Abstract:
"The rate limiting service in API gateways controls request entry by throttling the requests with a boundary. The rate limiting accuracy determines how efficiently rate limiting service works and on whether it allows requests within the throttle count or whether it allows more than the throttle count. Latency on the other hand, is the round-trip time of a particular API call. The accuracy of rate limiting service is defined using spillover error percentage. It is the percentage of requests that rate limiting service allows more than the throttle count.
Requests must be sent to the rate limiting service in order to rate limit requests in API
gateway. The rate limiting service decides whether the requests arrived must be throttled or not. The time taken for the requests to be decided by the rate limiting service adds an additional latency to the round-trip time of the requests. This additional latency can be controlled by introducing a time-out. However, this could result in a degradation in the accuracy of rate limiting. The objective of the project has two folds. First, the author investigates the relationship between accuracy and latency under different workload conditions and timeouts. Secondly, develop a set of machine-learning models that can estimate the accuracy & latency given the relevant parameters.

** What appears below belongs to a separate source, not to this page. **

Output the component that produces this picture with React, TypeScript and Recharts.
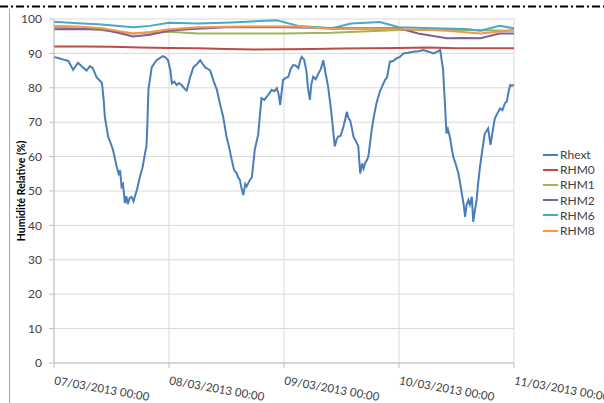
import React from "react";
import { LineChart, Line, XAxis, YAxis, CartesianGrid } from "recharts";

// hours since 07/03/2013 00:00
const xTickHours = [0, 24, 48, 72, 96];
const xTickLabels = [
  "07/03/2013 00:00",
  "08/03/2013 00:00",
  "09/03/2013 00:00",
  "10/03/2013 00:00",
  "11/03/2013 00:00",
];
const yTicks = [0, 10, 20, 30, 40, 50, 60, 70, 80, 90, 100];
const yTitle = "Humidité Relative (%)";

const rhext: [number, number][] = [
  [0, 89], [1, 88.6], [2, 88.2], [3, 87.8], [4, 85.2], [5, 87.3], [6, 86], [6.8, 85], [7.5, 86.3], [8.1, 85.7],
  [8.9, 83], [9.5, 82.2], [10, 81.4], [10.4, 76], [10.6, 71.6], [11.3, 65.8], [11.8, 64], [12.3, 62], [12.7, 59.5],
  [13.1, 57], [13.5, 55], [13.8, 56], [14.1, 51.3], [14.4, 52], [14.8, 46.5], [15.1, 48.5], [15.4, 46.2], [15.8, 48],
  [16.2, 48.3], [16.6, 47], [17, 49], [17.3, 50.3], [17.9, 54], [18.5, 57], [19, 61], [19.3, 63], [19.5, 70],
  [19.7, 79.4], [20.4, 86], [21.4, 88], [22.7, 89.2], [23.3, 88.8], [23.8, 88], [24.3, 85], [24.6, 81.3],
  [25.1, 81.8], [25.6, 80.8], [26.1, 81.4], [26.6, 80.8], [27.2, 79.8], [27.7, 79.2], [28.4, 83], [29.1, 86],
  [29.8, 86.8], [30.5, 88], [31, 87], [31.5, 86], [32, 85.6], [32.6, 85], [33.3, 82], [34, 79.4], [34.6, 75.6],
  [35.3, 71.6], [36, 65.8], [36.5, 63], [37.1, 59], [37.6, 56], [38.1, 55.2], [38.5, 53.8], [38.8, 53.2], [39.1, 51],
  [39.5, 48.8], [39.9, 52], [40.2, 51.3], [40.8, 53], [41.3, 54], [41.9, 62], [42.6, 66.3], [43.3, 77], [43.9, 76.5],
  [44.4, 77.4], [45, 78.5], [45.4, 79.4], [46, 79], [46.5, 79.9], [46.9, 78], [47.2, 75], [47.8, 82.3], [48.3, 82.8],
  [48.9, 83.2], [49.4, 85.5], [49.9, 86.6], [50.4, 86.5], [51, 85.7], [51.4, 88], [51.7, 89], [52.2, 88.2],
  [52.7, 84.7], [53, 80], [53.4, 76.5], [53.7, 81], [54.1, 83.2], [54.6, 82.5], [55.2, 84.2], [55.7, 85.5], [56.2, 88],
  [56.7, 84], [57.2, 80.4], [57.6, 76], [57.9, 72.6], [58.3, 67], [58.6, 63], [59, 65], [59.3, 65.8], [59.8, 66],
  [60.4, 68.7], [60.8, 71], [61.1, 73], [61.5, 71], [61.8, 70.6], [62.2, 68], [62.5, 65.8], [63, 64.5], [63.5, 63],
  [63.9, 55.1], [64.3, 58], [64.6, 56.5], [64.9, 58], [65.3, 59], [65.6, 60], [66.3, 67.7], [66.8, 72], [67.3, 75.5],
  [68, 78.9], [68.5, 80.5], [69.1, 82.3], [69.5, 83], [70.1, 87.6], [70.8, 87.8], [71.5, 88.6], [72.2, 89], [72.9, 90],
  [73.9, 90.2], [75, 90.5], [76, 90.6], [77.1, 91], [78.2, 90.5], [79.2, 90], [80, 90.5], [80.6, 91], [81.2, 85.2],
  [81.6, 75], [81.9, 66.7], [82.2, 68], [82.6, 65.8], [83.3, 60], [83.8, 58], [84.4, 55.1], [84.8, 52], [85.1, 49.3],
  [85.5, 46], [85.8, 42.5], [86.1, 46], [86.5, 47.4], [86.8, 46], [87.2, 48.3], [87.5, 41], [87.8, 44], [88.2, 47.4],
  [88.5, 52], [88.9, 57], [89.4, 62], [89.9, 66.7], [90.3, 67.5], [90.6, 68.2], [91.1, 63.4], [91.5, 67], [92, 71.1],
  [92.5, 72.5], [93.1, 74], [93.6, 73.5], [94.1, 75.5], [94.5, 76], [94.8, 78.4], [95.2, 80.8], [95.5, 80.6], [96, 80.8],
];

const rhm0: [number, number][] = [
  [0, 92], [6, 92], [12, 91.9], [18, 91.7], [24, 91.6], [30, 91.5], [36, 91.3], [42, 91.1], [48, 91.2],
  [54, 91.3], [60, 91.4], [66, 91.5], [72, 91.6], [78, 91.7], [84, 91.5], [90, 91.5], [96, 91.5],
];

const rhm1: [number, number][] = [
  [0, 97.6], [8, 97], [16.5, 95.8], [24, 96.3], [30, 95.8], [48, 95.8], [58, 96], [72, 96.8], [86, 96.8], [96, 96.6],
];

const rhm2: [number, number][] = [
  [0, 97], [5, 97.1], [10, 97], [14, 95.8], [16.5, 94.9], [20, 95.4], [24, 96.6], [28, 97], [36, 97.6], [48, 97.6],
  [60, 97.3], [72, 97.3], [76, 95.8], [82, 94.4], [86, 94.5], [89, 94.4], [93, 95.8], [96, 95.8],
];

const rhm6: [number, number][] = [
  [0, 99.2], [5, 98.8], [10, 98.4], [16.5, 97.6], [20, 98], [24, 98.9], [30, 98.7], [37, 99], [44, 99.5], [46.5, 99.6],
  [51, 98], [55, 97.6], [58, 97.3], [62, 98.7], [68, 99.1], [72, 97.6], [79, 97.3], [86, 97.1], [89, 96.6], [93, 98],
  [96, 97.3],
];

const rhm8: [number, number][] = [
  [0, 98], [5, 97.8], [10, 97.3], [16.5, 95.8], [20, 96.2], [24, 97], [30, 97.6], [40, 97.8], [51, 97.8], [58, 97.1],
  [65, 97.2], [72, 97], [79, 96.8], [82, 96.6], [89, 95.8], [93, 96.4], [96, 96.8],
];

const seriesNames = ["Rhext", "RHM0", "RHM1", "RHM2", "RHM6", "RHM8"];
const seriesValues = [rhext, rhm0, rhm1, rhm2, rhm6, rhm8];
const seriesColors = ["#4A7EBB", "#BE4B48", "#98B954", "#7D60A0", "#46AAC5", "#F79646"];

const FONT = "Lato, 'Liberation Sans', sans-serif";
const TEXT = "#404040";

const toRows = (pts: [number, number][]) => pts.map(([t, v]) => ({ t, v }));

const XTick = (props: any) => {
  const { x, y, payload } = props;
  const idx = xTickHours.indexOf(payload.value);
  return (
    <g transform={`translate(${x},${y - 5})`}>
      <text
        transform="rotate(10)"
        x={3}
        y={19}
        fontSize={11.5}
        fill={TEXT}
        fontFamily={FONT}
        textAnchor="start"
      >
        {xTickLabels[idx]}
      </text>
    </g>
  );
};

const YTitle = (props: any) => {
  const { viewBox } = props;
  const cx = 21;
  const cy = viewBox ? viewBox.y + viewBox.height / 2 : 191;
  return (
    <text
      x={cx}
      y={cy}
      transform={`rotate(-90, ${cx}, ${cy})`}
      textAnchor="middle"
      dominantBaseline="central"
      fontSize={10.5}
      fontWeight="bold"
      fill="#000"
      fontFamily={FONT}
    >
      {yTitle}
    </text>
  );
};

export default function App() {
  return (
    <div
      style={{
        position: "absolute",
        left: 0,
        top: 0,
        width: 604,
        height: 403,
        background: "#fff",
        overflow: "hidden",
      }}
    >
      <svg
        width={604}
        height={403}
        style={{ position: "absolute", left: 0, top: 0, pointerEvents: "none" }}
      >
        <line x1={0} y1={6.5} x2={604} y2={6.5} stroke="#000" strokeWidth={2} strokeDasharray="8 3 2 3" />
        <line x1={9.5} y1={9} x2={9.5} y2={403} stroke="#a6a6a6" strokeWidth={1} />
      </svg>
      <div style={{ position: "absolute", left: 0, top: 0 }}>
        <LineChart
          width={604}
          height={403}
          margin={{ top: 19, right: 90, bottom: 0, left: 14 }}
        >
          <CartesianGrid stroke="#d9d9d9" strokeWidth={1} />
          <XAxis
            type="number"
            dataKey="t"
            domain={[0, 96]}
            ticks={xTickHours}
            interval={0}
            height={40}
            tickSize={5}
            tickLine={{ stroke: "#bfbfbf" }}
            axisLine={{ stroke: "#bfbfbf" }}
            tick={<XTick />}
            allowDuplicatedCategory={false}
          />
          <YAxis
            type="number"
            domain={[0, 100]}
            ticks={yTicks}
            interval={0}
            width={40}
            tickSize={5}
            tickMargin={7}
            tickLine={{ stroke: "#bfbfbf" }}
            axisLine={{ stroke: "#bfbfbf" }}
            tick={{ fontSize: 12, fill: TEXT, fontFamily: FONT }}
            label={<YTitle />}
          />
          {seriesNames.map((name, i) => (
            <Line
              key={name}
              name={name}
              data={toRows(seriesValues[i])}
              dataKey="v"
              type="linear"
              stroke={seriesColors[i]}
              strokeWidth={2}
              dot={false}
              activeDot={false}
              isAnimationActive={false}
            />
          ))}
        </LineChart>
      </div>
      <div style={{ position: "absolute", left: 543, top: 147, fontFamily: FONT, fontSize: 12, color: TEXT }}>
        {seriesNames.map((name, i) => (
          <div key={name} style={{ display: "flex", alignItems: "center", height: 15.2 }}>
            <span style={{ display: "inline-block", width: 15, height: 2, background: seriesColors[i], marginRight: 2 }} />
            <span style={{ lineHeight: "15px" }}>{name}</span>
          </div>
        ))}
      </div>
    </div>
  );
}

The analysis of accuracy and latency tradeoff is completed by deriving conclusions based
on the observation of results from performance tests conducted. The conclusions state there is a positive relationship between accuracy and latency and the tradeoff was identified. Voting regressor assembling technique combining the prediction of multivariate linear regressor model and random forest regressor model was used to predict the accuracy and latency trade off. The models have R2 score of 0.85 ± 0.04 with low Mean Absolute Error (< 8.00) and low Mean Squared Error (< 14.00)"